怠惰と快楽の技術

あるいは勤勉の敗北

20200120 高校数学とわたくし

10年前、クソ田舎の高校に通っていたとき、数学の先生が事あるごとに「スタンダード(教科書傍用問題集)をしっかりやったらどんな大学だって受かるゾ」と言っていた。

もちろん大半の生徒はスタンダード(解答集を渡してくれないので巻末略解を頼りに解かされる)なんかやらなかった。少なくとも私はほとんどやった記憶がない。しかも他の何かをやったという記憶もない。教科書レベルのテストで赤点を取って公文式に投獄された話はしたと思う。生徒たちは、何もしないか、使い勝手のいい教材を見つけてやるか。私は前者だった。

そんなんだったというのが半分、なんとなく文学部に行きたかったのが半分、私は文系に行ったから、私の数学はⅡBで止まっている。入っていた部活に理系が多かったのもあって、友人は理系がほとんどだった…文系のクラスメイトには気味悪がられていた記憶がないでもない…本当は自習に使う部屋ではないという事になっていた進路学習室で、友人たちが難しそうな微分とか行列を友人が解いているのを横目に、世界史の教科書を読んだり英語の長文問題をやったりしていた。

最後の1年ちょっとは数学もそれなりにはやったと思う。メジアンという薄くて紫色の入試演習用の問題集を授業で解いた。

先生は相変わらず、メジアンをしっかりやっておけばそれなりになんとかなるゾ、みたいなことを言っていた。

流石にしっかりやった。というか、9月末の本番が終わるまで現役、という音楽サークルにいたから、他のものをする時間がなかった。薄いからなんとか周回できた。何回やってもできない問題を潰していって、最後はやるところがなくなったような記憶がある。本当に薄かったので。

 

それから8年くらい経って、なぜか数学をやり直しそうということになり、青チャート買って一瞬で放棄したよね、とか思いながら黄チャートを買って、土日忙しかったからカバンに入れっぱなしにして、きょうの昼休みに会社でやりはじめた。ⅠAの最初からやってるから、因数分解とか、そういうの。

すんごい懐かしい、というか本当に8年間一度も解いてない、はずなのに、わりとするする解けるのが不思議だった。

シャーペンをカリカリ言わせていると、数学の先生の声が聞こえてくる気がした。

――チャート式なんか、いらないゾ。教科書に書いてあることをきちんと理解すれば、何だって解けるゾ。

アニメ版カービィデデデ大王みたいなしゃべり方をする先生だったのである。いつも笑い顔なのに、すごく意地悪だった。生徒が何か答えると、「ちがうよ?」とか「全然分かっていませんね」とか愉快そうに言い寄越す。私はかなり言われた記憶があるし、たぶんこれは数学が苦手だと思うようになった原因のひとつ。
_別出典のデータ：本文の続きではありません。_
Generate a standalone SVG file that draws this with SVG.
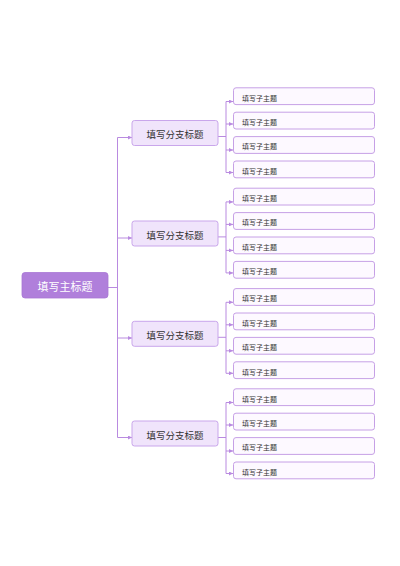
<svg xmlns="http://www.w3.org/2000/svg" width="400" height="566" viewBox="0 0 400 566">
<defs>
<style>
.main{fill:#b07fdb;stroke:#a877d4;stroke-width:0.8}
.br{fill:#f0e4fb;stroke:#c9a6eb;stroke-width:1}
.sub{fill:#fdf9ff;stroke:#c6a0e6;stroke-width:1}
.ln{fill:none;stroke:#b98ae0;stroke-width:1}
.t{font-family:"Liberation Sans","Noto Sans CJK SC",sans-serif}
.tm{font-size:11px;fill:#ffffff;text-anchor:middle}
.tb{font-size:9.5px;fill:#333333;text-anchor:middle}
.ts{font-size:7px;fill:#333333}
</style>
<marker id="ar" viewBox="0 0 6 6" refX="6" refY="3" markerWidth="4" markerHeight="4" orient="auto" markerUnits="userSpaceOnUse">
<path d="M0,0 L6,3 L0,6 Z" fill="#b98ae0"/>
</marker>
</defs>
<rect width="400" height="566" fill="#ffffff"/>
<g id="connectors">
<path class="ln" d="M108,287.5 H117.5"/>
<path class="ln" d="M117.5,137.5 V437.5"/>
<path class="ln" d="M117.5,137.5 H132" marker-end="url(#ar)"/>
<path class="ln" d="M117.5,238 H132" marker-end="url(#ar)"/>
<path class="ln" d="M117.5,338 H132" marker-end="url(#ar)"/>
<path class="ln" d="M117.5,437.5 H132" marker-end="url(#ar)"/>
<g id="c1">
<path class="ln" d="M218,136.5 H226"/>
<path class="ln" d="M226,101.5 V172.5"/>
<path class="ln" d="M226,101.5 H233" marker-end="url(#ar)"/>
<path class="ln" d="M226,124 H233" marker-end="url(#ar)"/>
<path class="ln" d="M226,150 H233" marker-end="url(#ar)"/>
<path class="ln" d="M226,172.5 H233" marker-end="url(#ar)"/>
</g>
<g id="c2" transform="translate(0,100.4)">
<path class="ln" d="M218,136.5 H226"/>
<path class="ln" d="M226,101.5 V172.5"/>
<path class="ln" d="M226,101.5 H233" marker-end="url(#ar)"/>
<path class="ln" d="M226,124 H233" marker-end="url(#ar)"/>
<path class="ln" d="M226,150 H233" marker-end="url(#ar)"/>
<path class="ln" d="M226,172.5 H233" marker-end="url(#ar)"/>
</g>
<g id="c3" transform="translate(0,200.8)">
<path class="ln" d="M218,136.5 H226"/>
<path class="ln" d="M226,101.5 V172.5"/>
<path class="ln" d="M226,101.5 H233" marker-end="url(#ar)"/>
<path class="ln" d="M226,124 H233" marker-end="url(#ar)"/>
<path class="ln" d="M226,150 H233" marker-end="url(#ar)"/>
<path class="ln" d="M226,172.5 H233" marker-end="url(#ar)"/>
</g>
<g id="c4" transform="translate(0,301)">
<path class="ln" d="M218,136.5 H226"/>
<path class="ln" d="M226,101.5 V172.5"/>
<path class="ln" d="M226,101.5 H233" marker-end="url(#ar)"/>
<path class="ln" d="M226,124 H233" marker-end="url(#ar)"/>
<path class="ln" d="M226,150 H233" marker-end="url(#ar)"/>
<path class="ln" d="M226,172.5 H233" marker-end="url(#ar)"/>
</g>
</g>
<g id="main">
<rect class="main" x="22" y="272.5" width="86" height="25.5" rx="3"/>
<text class="t tm" x="65" y="290.5">填写主标题</text>
</g>
<g id="branch1"><rect class="br" x="132" y="120.5" width="86" height="25" rx="2.5"/><text class="t tb" x="175" y="138">填写分支标题</text></g>
<g id="branch2"><rect class="br" x="132" y="221" width="86" height="25" rx="2.5"/><text class="t tb" x="175" y="238.5">填写分支标题</text></g>
<g id="branch3"><rect class="br" x="132" y="321.3" width="86" height="25" rx="2.5"/><text class="t tb" x="175" y="338.8">填写分支标题</text></g>
<g id="branch4"><rect class="br" x="132" y="421" width="86" height="25" rx="2.5"/><text class="t tb" x="175" y="438.5">填写分支标题</text></g>
<g id="sub1-1"><rect class="sub" x="233.5" y="87.8" width="141" height="16.8" rx="2.5"/><text class="t ts" x="242" y="100.6">填写子主题</text></g>
<g id="sub1-2"><rect class="sub" x="233.5" y="112.2" width="141" height="16.8" rx="2.5"/><text class="t ts" x="242" y="125">填写子主题</text></g>
<g id="sub1-3"><rect class="sub" x="233.5" y="136.6" width="141" height="16.8" rx="2.5"/><text class="t ts" x="242" y="149.4">填写子主题</text></g>
<g id="sub1-4"><rect class="sub" x="233.5" y="161" width="141" height="16.8" rx="2.5"/><text class="t ts" x="242" y="173.8">填写子主题</text></g>
<g id="sub2-1"><rect class="sub" x="233.5" y="188.2" width="141" height="16.8" rx="2.5"/><text class="t ts" x="242" y="201">填写子主题</text></g>
<g id="sub2-2"><rect class="sub" x="233.5" y="212.6" width="141" height="16.8" rx="2.5"/><text class="t ts" x="242" y="225.4">填写子主题</text></g>
<g id="sub2-3"><rect class="sub" x="233.5" y="237" width="141" height="16.8" rx="2.5"/><text class="t ts" x="242" y="249.8">填写子主题</text></g>
<g id="sub2-4"><rect class="sub" x="233.5" y="261.4" width="141" height="16.8" rx="2.5"/><text class="t ts" x="242" y="274.2">填写子主题</text></g>
<g id="sub3-1"><rect class="sub" x="233.5" y="288.6" width="141" height="16.8" rx="2.5"/><text class="t ts" x="242" y="301.4">填写子主题</text></g>
<g id="sub3-2"><rect class="sub" x="233.5" y="313" width="141" height="16.8" rx="2.5"/><text class="t ts" x="242" y="325.8">填写子主题</text></g>
<g id="sub3-3"><rect class="sub" x="233.5" y="337.4" width="141" height="16.8" rx="2.5"/><text class="t ts" x="242" y="350.2">填写子主题</text></g>
<g id="sub3-4"><rect class="sub" x="233.5" y="361.8" width="141" height="16.8" rx="2.5"/><text class="t ts" x="242" y="374.6">填写子主题</text></g>
<g id="sub4-1"><rect class="sub" x="233.5" y="388.8" width="141" height="16.8" rx="2.5"/><text class="t ts" x="242" y="401.6">填写子主题</text></g>
<g id="sub4-2"><rect class="sub" x="233.5" y="413.2" width="141" height="16.8" rx="2.5"/><text class="t ts" x="242" y="426">填写子主题</text></g>
<g id="sub4-3"><rect class="sub" x="233.5" y="437.6" width="141" height="16.8" rx="2.5"/><text class="t ts" x="242" y="450.4">填写子主题</text></g>
<g id="sub4-4"><rect class="sub" x="233.5" y="462" width="141" height="16.8" rx="2.5"/><text class="t ts" x="242" y="474.8">填写子主题</text></g>
</svg>
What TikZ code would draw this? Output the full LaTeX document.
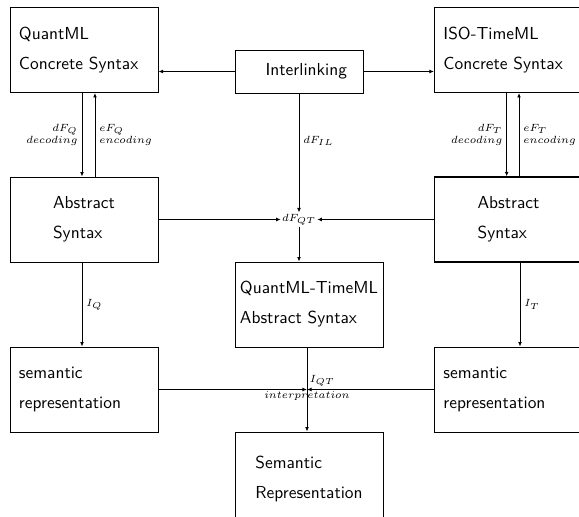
\documentclass[tikz,border=0pt]{standalone}
\usepackage{tikz}
\usetikzlibrary{arrows.meta}
\tikzset{
  blk/.style={rectangle,draw=black,line width=0.5pt,minimum width=85.1pt,minimum height=48.9pt,inner sep=0pt,align=left,font=\sffamily\fontsize{10}{17.25}\selectfont},
  blkl/.style={blk,text width=74.75pt,inner xsep=5.2pt},
  blkr/.style={blk,anchor=west,minimum width=0pt,text width=89.6pt,inner xsep=5.2pt},
  ilbox/.style={blk,minimum width=0pt,minimum height=24.7pt,text width=55.2pt,inner xsep=9.2pt,align=right},
  lbl/.style={font=\fontsize{6.4}{7}\selectfont,inner sep=2.3pt},
  flow/.style={-{Latex[length=2.6pt,width=2.2pt]},line width=0.5pt,black},
}
\begin{document}
\begin{tikzpicture}[x=0.575pt,y=-0.575pt]
  \useasboundingbox (0,0) rectangle (579,517);
  % boxes
  \node[blkl] (QCS) at (84,50) {QuantML\\Concrete Syntax};
  \node[ilbox] (IL) at (299,71.5) {Interlinking};
  \node[blkr] (TCS) at (434,50) {ISO-TimeML\\Concrete Syntax};
  \node[blk] (QAS) at (84,219.5) {Abstract\\Syntax};
  \node[blkr,line width=0.75pt,text width=50.6pt,inner xsep=24.7pt] (TAS) at (434,219.5) {Abstract\\Syntax};
  \node[blk] (QTAS) at (309,304.5) {QuantML-TimeML\\Abstract Syntax};
  \node[blkl] (QSR) at (84,389.5) {semantic\\representation};
  \node[blkr] (TSR) at (434,389.5) {semantic\\representation};
  \node[blk,minimum height=54.05pt] (SR) at (309,479) {Semantic\\Representation};
  \node[lbl,inner sep=0.6pt] (dFQT) at (299,219.5) {$dF_{QT}$};
  \coordinate (IQT) at (307,389.5);
  % interlinking
  \draw[flow] (IL.west) -- (IL.west -| QCS.east);
  \draw[flow] (IL.east) -- (IL.east -| TCS.west);
  \draw[flow] (IL.south) -- node[lbl,right,pos=0.4]{$dF_{IL}$} (dFQT.north);
  % decoding / encoding
  \draw[flow] ([xshift=-1.15pt]QCS.south) -- node[lbl,left,align=right]{$dF_Q$\\$decoding$} ([xshift=-1.15pt]QAS.north);
  \draw[flow] ([xshift=6.3pt]QAS.north) -- node[lbl,right,align=left]{$eF_Q$\\$encoding$} ([xshift=6.3pt]QCS.south);
  \draw[flow] ([xshift=41.8pt]TCS.south west) -- node[lbl,left,align=right]{$dF_T$\\$decoding$} ([xshift=41.8pt]TAS.north west);
  \draw[flow] ([xshift=48.9pt]TAS.north west) -- node[lbl,right,align=left]{$eF_T$\\$encoding$} ([xshift=48.9pt]TCS.south west);
  % merging
  \draw[flow] (QAS.east) -- (dFQT.west);
  \draw[flow] (TAS.west) -- (dFQT.east);
  \draw[flow] (dFQT.south) -- (dFQT.south |- QTAS.north);
  % interpretation
  \draw[flow] ([xshift=-1.15pt]QAS.south) -- node[lbl,right]{$I_Q$} ([xshift=-1.15pt]QSR.north);
  \draw[flow] ([xshift=49.45pt]TAS.south west) -- node[lbl,right]{$I_T$} ([xshift=49.45pt]TSR.north west);
  \draw[flow] ([xshift=-1.15pt]QTAS.south) -- ([xshift=-1.15pt]SR.north);
  \draw[flow] (QSR.east) -- (IQT);
  \draw[flow] (TSR.west) -- (IQT);
  \node[lbl,above right,inner sep=1.5pt] (IQTa) at (IQT) {$I_{QT}$};
  \node[lbl,below,inner sep=1.2pt] (IQTb) at (IQT) {$interpretation$};
\end{tikzpicture}
\end{document}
それでも、数学を嫌いだとは思わなかった気がする。二次に数学があるような大学をわざわざ受けたし、勉強自体は一番やっていた。よくわからない。普通に考えれば文系だったら国数歴をやるものだと思うのに、ずっと数学をしていた。センター試験が終わってみたら、社会より数学の方が点が良かった記憶がある。

 

何はともあれ、先生のことを懐かしく思う日が来るとは思わなかった。

美しい円を描く先生だった。グラフの直行線や円を、フリーハンドで本当に綺麗に描くのが、いつも不思議だった。何回試しても私には綺麗に描けなかった。魔法みたいだと思っていた。

その魔法が、わたしの手にも宿ったのかもしれない。そうでなければ、この数年思い出しもしなかった問題が解けるわけがない。

 

いまのところ、このまま数Ⅲまでやろうと思っている。大学生が入学後2年くらいで触る範囲まで理解する、何も見ずに解けるようになる、が、一応の目標。

当座の所は黄チャートの例題をぱーっとやるだけ、に今のところはなってしまいそうだけど……解く、という観点で言うなら、本当は同じような問題を何度もやって定着させるものだと思う。つまり傍用問題集みたいなのをやった方がいい。

いやさ、チャート式でも買うか、と思って池袋の三省堂書店に行ったら…あったんだよ。スタンダードが。これまだあったんだ、って笑っちゃった。

でもね、先生、いまは私もそう思います。私がやらなかっただけ。考えよう、わかろうという努力を怠っていただけ。